Campfires and open-air burning is illegal in Clarington, a municipal bylaw regulates who can set open-air fires. Anyone caught burning illegally, where the fire department is called to attend, will first be given a warning. On the second offence, a fine of $495.45 per hour for every vehicle in attendance will be charged. Repeat offenders, or for more serious events, will be subject to the courts where individuals can be fined up to $50,000 and directors of businesses up to $100,000 under the Ontario Fire Code. Weir will enforce the regulations immediately and stressed if the fire department was called to a property last year, it will count as an offence.
“If I was at your property last year, and if you continue, we will proceed with the fire code,” said Weir.
Despite the recent wet weather, Weir said his department has already been called to 10 grass fires and seven illegal burns this year. Last year, his department responded to 139 illegal burns and 64 grass fires.
“Enough is enough,” said the chief. “Up to now, we’ve been generous. It’s time if you’re caught contravening the bylaw, to pay up,“ said Weir.

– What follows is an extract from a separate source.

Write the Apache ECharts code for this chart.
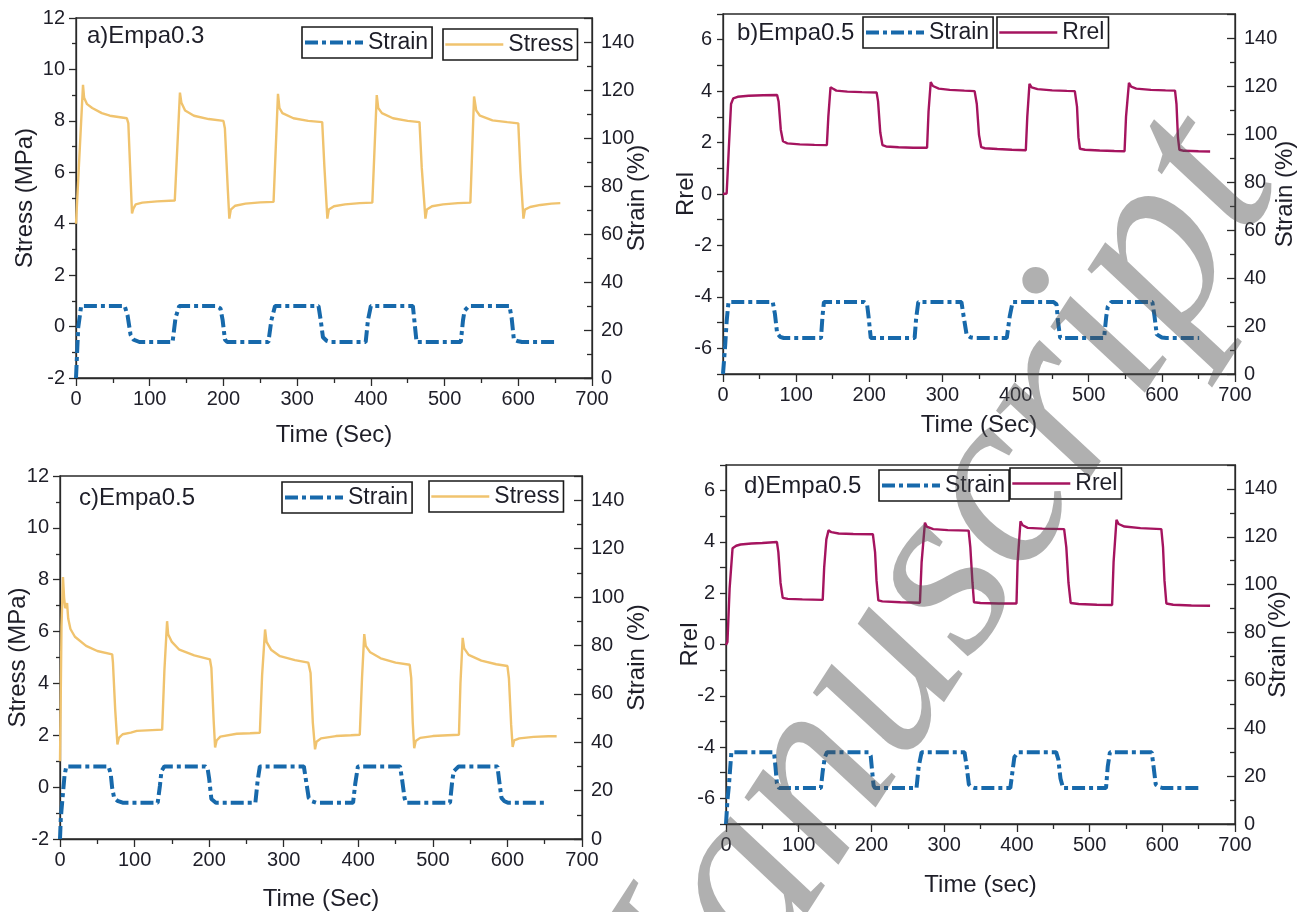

Grass fires can be caused accidentally, sometimes a spark from a train wheel can cause the railway embankment to catch fire, but other times the fires are started deliberately by residents who are not aware of the municipality’s bylaw, or by a negligent act such as throwing a cigarette butt out of a car window.
Metroland reporter Toby VanWeston experienced first hand the difficulties firefighters face when he put out a small-contained fire with a team from Station 1 in Bowmanville. The mock fire demonstrated how easily a grass fire can take hold. Wearing one of the regulation fire suits, VanWeston tacked the grass fire with a broom and a water tank on his back.
“I was exhausted after five minutes in the suit and the fire I put out was only about five feet long,” said VanWeston. “The thought of putting out a fire 20-feet high is terrifying, and I can’t imagine the energy it would take to do that.”
Weir said grass fires are especially tricky for firefighters to contain. In rural areas, the ground is often soft and fire trucks can get stuck. Firefighters often have to park far from the scene, dispatch an extra utility vehicle and use long hose lines or strap heavy water tanks to their backs and hike back and forth to the pumper vehicle to fight the fire. Consequently, they run the risk of injury by walking on uneven ground.
The fire can spread very quickly over a large area especially if there is a wind.
“The higher the grass, the higher the flames, and for the firefighter, you’ve got a lot more heat and potential to get burned,” said Weir.
Special open-air burning permits cost $81 annually or $40.50 for a 30-day permit. Permits are free for farmers, but they still have to apply. Every application is assessed on a case-by-case basis. Contact the fire department at 905-623-5126 or speak to one of the Fire Prevention staff at Station 1, 2430 Hwy. 2, Bowmanville for more information. The Open Air Bylaw is also available on the municipal web page http://www.clarington.net.
Elsewhere residents should check with their local municipality or Ministry of Natural Resources for burning restrictions and bylaws before burning outside.